**Goal of the exercise:** Print the listing from its top line through the line containing "const yTicks = [0, 5, 10, 15, 20, 25, 30];", nothing more, and leave out the pictures.

▬▬▬

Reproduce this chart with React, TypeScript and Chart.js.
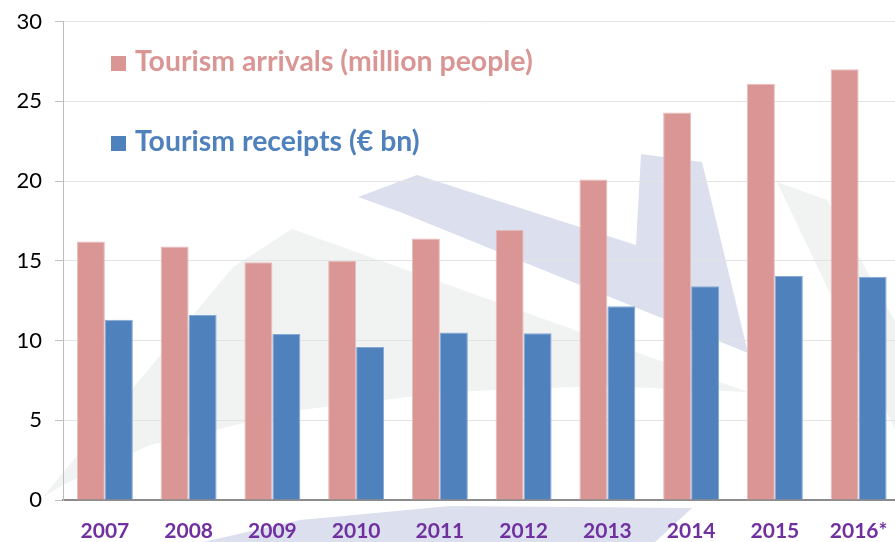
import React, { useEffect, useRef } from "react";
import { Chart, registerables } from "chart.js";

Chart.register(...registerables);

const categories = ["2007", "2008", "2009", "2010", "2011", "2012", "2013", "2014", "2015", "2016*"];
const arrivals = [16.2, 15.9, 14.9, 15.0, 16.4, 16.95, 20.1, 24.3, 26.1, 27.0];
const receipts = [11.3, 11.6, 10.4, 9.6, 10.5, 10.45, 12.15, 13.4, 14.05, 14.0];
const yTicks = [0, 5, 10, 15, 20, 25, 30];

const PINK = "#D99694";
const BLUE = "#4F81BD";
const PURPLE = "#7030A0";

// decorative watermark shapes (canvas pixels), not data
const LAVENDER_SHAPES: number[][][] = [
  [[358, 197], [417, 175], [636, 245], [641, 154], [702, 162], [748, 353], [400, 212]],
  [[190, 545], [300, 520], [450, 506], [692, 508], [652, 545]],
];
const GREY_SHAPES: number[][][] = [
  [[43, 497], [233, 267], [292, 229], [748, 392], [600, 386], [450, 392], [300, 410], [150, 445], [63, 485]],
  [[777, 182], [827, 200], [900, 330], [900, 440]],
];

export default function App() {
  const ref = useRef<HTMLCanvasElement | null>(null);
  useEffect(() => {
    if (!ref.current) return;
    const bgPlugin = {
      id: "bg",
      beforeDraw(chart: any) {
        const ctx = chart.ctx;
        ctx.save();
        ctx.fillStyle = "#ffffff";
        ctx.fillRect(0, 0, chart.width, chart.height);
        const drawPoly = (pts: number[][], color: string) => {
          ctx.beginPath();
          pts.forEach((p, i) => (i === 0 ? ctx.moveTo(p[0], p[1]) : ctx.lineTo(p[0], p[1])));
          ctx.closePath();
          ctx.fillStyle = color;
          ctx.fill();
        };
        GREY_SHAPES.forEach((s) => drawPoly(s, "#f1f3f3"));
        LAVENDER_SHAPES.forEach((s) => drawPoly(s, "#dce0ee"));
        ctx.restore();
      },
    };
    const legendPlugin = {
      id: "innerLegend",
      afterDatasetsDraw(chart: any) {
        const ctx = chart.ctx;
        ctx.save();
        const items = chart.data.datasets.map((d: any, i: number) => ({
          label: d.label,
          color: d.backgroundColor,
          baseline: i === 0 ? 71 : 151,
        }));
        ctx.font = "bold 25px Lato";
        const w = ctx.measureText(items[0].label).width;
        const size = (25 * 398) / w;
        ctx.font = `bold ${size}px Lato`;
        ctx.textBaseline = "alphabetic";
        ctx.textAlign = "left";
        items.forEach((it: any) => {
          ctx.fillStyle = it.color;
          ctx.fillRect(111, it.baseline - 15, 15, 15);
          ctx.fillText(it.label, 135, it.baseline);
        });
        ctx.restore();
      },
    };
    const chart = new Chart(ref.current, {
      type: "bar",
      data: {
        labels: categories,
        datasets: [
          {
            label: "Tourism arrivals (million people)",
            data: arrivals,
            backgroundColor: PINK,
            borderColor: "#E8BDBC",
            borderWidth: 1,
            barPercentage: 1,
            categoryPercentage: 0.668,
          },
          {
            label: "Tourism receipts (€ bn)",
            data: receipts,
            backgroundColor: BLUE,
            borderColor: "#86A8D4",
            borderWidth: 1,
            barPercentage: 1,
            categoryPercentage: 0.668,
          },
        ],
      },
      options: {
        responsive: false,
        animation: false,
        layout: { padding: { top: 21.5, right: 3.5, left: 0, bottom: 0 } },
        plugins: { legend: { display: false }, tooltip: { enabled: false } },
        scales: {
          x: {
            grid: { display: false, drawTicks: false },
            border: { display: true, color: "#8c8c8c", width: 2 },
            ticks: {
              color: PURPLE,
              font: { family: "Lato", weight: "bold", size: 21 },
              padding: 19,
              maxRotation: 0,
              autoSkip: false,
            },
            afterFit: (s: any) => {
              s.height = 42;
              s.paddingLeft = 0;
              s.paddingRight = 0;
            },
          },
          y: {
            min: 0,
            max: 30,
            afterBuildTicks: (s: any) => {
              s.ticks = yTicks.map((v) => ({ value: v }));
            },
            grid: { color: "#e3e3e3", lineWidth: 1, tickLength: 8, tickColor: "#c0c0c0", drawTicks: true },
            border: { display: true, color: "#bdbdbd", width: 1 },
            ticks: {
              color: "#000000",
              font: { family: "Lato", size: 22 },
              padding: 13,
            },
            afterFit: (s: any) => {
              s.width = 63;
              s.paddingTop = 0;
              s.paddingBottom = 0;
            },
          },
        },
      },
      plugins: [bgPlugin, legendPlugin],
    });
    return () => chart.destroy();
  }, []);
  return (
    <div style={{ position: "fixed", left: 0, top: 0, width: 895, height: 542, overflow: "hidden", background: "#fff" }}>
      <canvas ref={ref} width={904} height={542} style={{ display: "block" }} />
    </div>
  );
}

▬▬▬

**Task response:**
Reproduce this chart with React, TypeScript and Chart.js.
import React, { useEffect, useRef } from "react";
import { Chart, registerables } from "chart.js";

Chart.register(...registerables);

const categories = ["2007", "2008", "2009", "2010", "2011", "2012", "2013", "2014", "2015", "2016*"];
const arrivals = [16.2, 15.9, 14.9, 15.0, 16.4, 16.95, 20.1, 24.3, 26.1, 27.0];
const receipts = [11.3, 11.6, 10.4, 9.6, 10.5, 10.45, 12.15, 13.4, 14.05, 14.0];
const yTicks = [0, 5, 10, 15, 20, 25, 30];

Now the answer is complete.